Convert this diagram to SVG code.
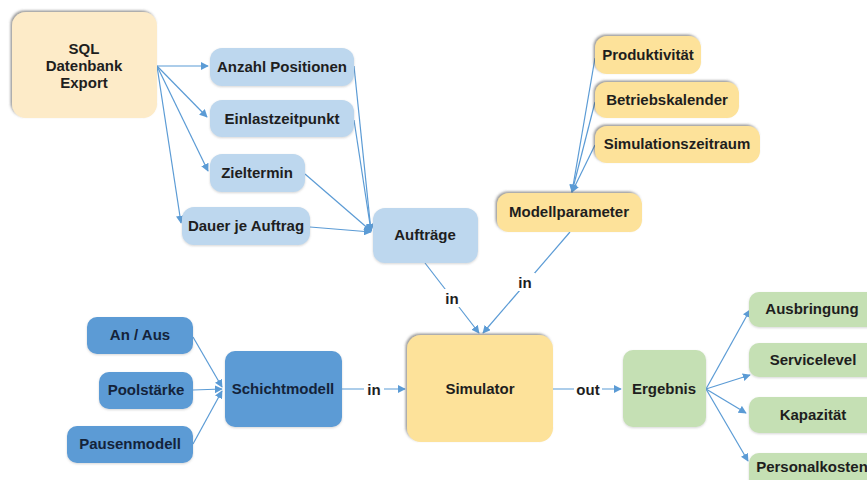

...

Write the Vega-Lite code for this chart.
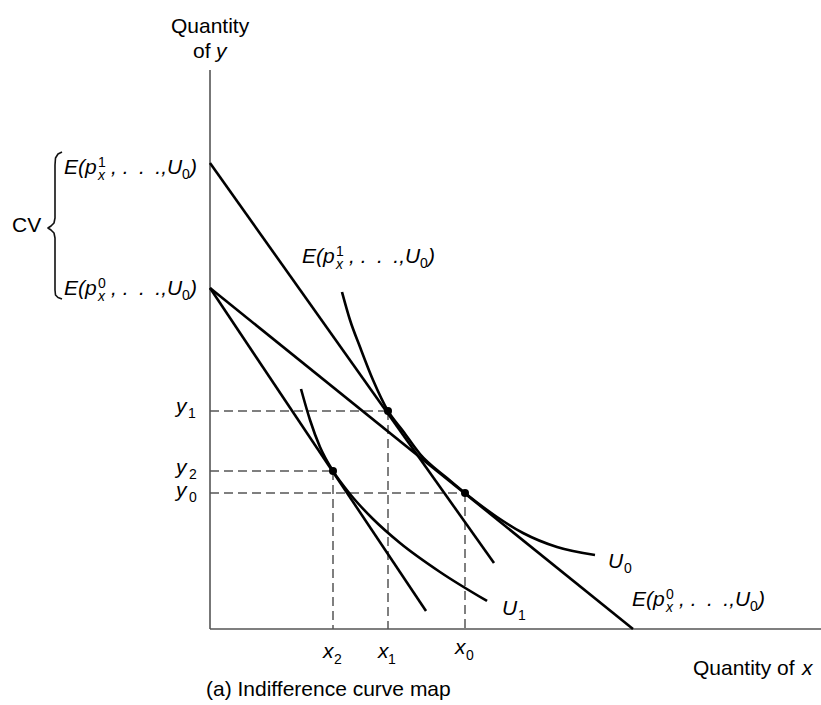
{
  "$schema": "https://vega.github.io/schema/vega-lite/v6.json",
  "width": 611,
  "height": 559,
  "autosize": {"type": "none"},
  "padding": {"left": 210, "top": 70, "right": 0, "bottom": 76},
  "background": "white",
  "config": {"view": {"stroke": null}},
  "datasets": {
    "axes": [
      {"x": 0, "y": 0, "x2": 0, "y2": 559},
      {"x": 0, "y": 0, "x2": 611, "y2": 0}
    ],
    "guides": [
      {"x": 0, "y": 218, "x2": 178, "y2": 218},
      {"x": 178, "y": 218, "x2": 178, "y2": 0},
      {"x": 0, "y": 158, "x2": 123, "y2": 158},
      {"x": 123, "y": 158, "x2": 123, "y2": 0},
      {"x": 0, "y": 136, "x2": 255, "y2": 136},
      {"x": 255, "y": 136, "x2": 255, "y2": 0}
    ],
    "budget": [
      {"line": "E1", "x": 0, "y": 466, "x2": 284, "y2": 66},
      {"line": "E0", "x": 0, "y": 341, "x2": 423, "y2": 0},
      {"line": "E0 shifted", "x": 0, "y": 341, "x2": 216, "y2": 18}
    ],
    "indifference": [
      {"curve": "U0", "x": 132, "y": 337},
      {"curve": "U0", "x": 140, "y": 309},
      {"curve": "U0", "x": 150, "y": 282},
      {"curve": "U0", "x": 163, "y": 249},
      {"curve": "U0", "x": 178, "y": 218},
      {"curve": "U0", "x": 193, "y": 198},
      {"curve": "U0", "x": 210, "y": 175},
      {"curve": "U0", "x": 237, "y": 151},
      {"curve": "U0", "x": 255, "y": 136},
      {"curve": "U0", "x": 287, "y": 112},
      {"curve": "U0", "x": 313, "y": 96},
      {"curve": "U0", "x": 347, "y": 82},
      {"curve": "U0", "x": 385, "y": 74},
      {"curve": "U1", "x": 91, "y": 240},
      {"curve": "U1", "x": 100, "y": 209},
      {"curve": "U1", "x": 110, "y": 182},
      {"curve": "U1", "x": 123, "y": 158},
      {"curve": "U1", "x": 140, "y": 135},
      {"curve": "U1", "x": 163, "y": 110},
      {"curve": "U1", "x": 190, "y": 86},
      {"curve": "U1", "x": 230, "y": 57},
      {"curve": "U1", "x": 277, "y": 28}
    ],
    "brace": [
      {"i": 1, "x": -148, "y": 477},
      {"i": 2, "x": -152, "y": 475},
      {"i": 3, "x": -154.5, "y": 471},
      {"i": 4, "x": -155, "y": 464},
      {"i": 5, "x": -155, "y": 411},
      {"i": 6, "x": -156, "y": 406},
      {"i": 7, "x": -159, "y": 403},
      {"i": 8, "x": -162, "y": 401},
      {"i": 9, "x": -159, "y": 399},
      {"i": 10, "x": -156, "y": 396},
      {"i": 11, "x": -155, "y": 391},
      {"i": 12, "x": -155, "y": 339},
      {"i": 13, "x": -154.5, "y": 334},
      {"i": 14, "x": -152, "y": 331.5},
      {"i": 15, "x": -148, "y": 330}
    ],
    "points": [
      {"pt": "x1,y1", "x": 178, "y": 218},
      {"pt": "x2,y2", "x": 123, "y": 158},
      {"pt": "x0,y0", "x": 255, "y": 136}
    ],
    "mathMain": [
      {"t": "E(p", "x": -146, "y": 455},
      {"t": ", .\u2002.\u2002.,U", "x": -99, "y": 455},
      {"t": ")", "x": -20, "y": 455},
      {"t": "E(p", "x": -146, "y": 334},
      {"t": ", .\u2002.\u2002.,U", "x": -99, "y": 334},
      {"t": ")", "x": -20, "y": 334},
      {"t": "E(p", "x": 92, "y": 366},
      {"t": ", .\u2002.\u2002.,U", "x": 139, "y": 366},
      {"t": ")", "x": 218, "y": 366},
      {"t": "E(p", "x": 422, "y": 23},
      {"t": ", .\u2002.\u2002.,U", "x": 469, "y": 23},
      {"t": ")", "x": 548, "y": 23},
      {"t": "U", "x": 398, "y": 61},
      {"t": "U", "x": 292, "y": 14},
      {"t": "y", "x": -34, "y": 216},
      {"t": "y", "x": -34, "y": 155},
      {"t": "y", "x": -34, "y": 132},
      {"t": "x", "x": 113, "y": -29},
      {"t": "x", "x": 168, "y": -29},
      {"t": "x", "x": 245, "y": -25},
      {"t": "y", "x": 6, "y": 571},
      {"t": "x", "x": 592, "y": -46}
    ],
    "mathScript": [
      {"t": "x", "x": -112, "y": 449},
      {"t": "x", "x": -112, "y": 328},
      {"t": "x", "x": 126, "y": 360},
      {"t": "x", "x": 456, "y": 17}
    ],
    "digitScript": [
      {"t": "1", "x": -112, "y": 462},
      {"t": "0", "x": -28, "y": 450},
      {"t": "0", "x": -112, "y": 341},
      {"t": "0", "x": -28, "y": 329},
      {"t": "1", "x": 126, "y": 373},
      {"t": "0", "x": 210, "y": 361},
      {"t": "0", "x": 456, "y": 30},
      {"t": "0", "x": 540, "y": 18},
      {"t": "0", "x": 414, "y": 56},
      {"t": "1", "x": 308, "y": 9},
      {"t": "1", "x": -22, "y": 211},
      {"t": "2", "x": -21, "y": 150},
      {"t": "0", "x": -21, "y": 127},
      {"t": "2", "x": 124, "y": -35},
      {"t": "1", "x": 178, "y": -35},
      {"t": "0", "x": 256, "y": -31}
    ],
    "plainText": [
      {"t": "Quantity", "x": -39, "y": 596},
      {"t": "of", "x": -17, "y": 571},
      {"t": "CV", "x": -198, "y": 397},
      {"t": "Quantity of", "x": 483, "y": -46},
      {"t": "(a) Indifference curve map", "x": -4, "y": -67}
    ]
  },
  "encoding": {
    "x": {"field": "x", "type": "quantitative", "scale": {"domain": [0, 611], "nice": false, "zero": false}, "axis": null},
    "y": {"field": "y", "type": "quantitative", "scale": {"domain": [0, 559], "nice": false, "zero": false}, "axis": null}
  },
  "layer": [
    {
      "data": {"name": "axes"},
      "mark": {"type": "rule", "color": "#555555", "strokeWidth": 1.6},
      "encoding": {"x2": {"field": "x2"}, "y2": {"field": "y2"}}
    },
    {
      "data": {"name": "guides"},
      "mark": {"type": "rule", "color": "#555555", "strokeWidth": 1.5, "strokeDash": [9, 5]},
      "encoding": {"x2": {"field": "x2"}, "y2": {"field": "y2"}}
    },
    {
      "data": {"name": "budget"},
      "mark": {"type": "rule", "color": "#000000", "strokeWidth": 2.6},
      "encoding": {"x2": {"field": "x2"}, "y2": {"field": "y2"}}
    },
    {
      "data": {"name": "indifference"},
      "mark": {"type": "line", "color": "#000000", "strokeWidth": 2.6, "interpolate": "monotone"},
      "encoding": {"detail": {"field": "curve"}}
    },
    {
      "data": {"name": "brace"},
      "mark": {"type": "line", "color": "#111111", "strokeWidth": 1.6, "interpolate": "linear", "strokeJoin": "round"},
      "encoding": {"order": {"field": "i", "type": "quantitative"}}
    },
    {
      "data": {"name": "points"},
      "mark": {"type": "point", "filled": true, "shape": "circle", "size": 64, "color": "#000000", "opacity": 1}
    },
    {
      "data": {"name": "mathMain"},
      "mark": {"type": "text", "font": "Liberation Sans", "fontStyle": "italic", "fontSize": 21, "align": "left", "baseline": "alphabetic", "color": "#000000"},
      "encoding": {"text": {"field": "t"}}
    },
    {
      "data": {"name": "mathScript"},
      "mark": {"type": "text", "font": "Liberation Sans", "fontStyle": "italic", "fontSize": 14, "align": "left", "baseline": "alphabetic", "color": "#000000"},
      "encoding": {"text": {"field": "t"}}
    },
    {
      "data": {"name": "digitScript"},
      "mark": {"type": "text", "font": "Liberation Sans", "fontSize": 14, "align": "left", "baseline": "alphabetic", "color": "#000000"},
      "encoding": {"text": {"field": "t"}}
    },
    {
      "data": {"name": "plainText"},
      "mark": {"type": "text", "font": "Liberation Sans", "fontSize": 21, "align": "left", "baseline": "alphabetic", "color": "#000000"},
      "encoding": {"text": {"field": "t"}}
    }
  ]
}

> _WORK TO BE COMPLETED_
Each line containing the word "code" counts once; say how many such lines there are, giving only the number.

> _RESPONSE FOR THIS EXERCISE_
2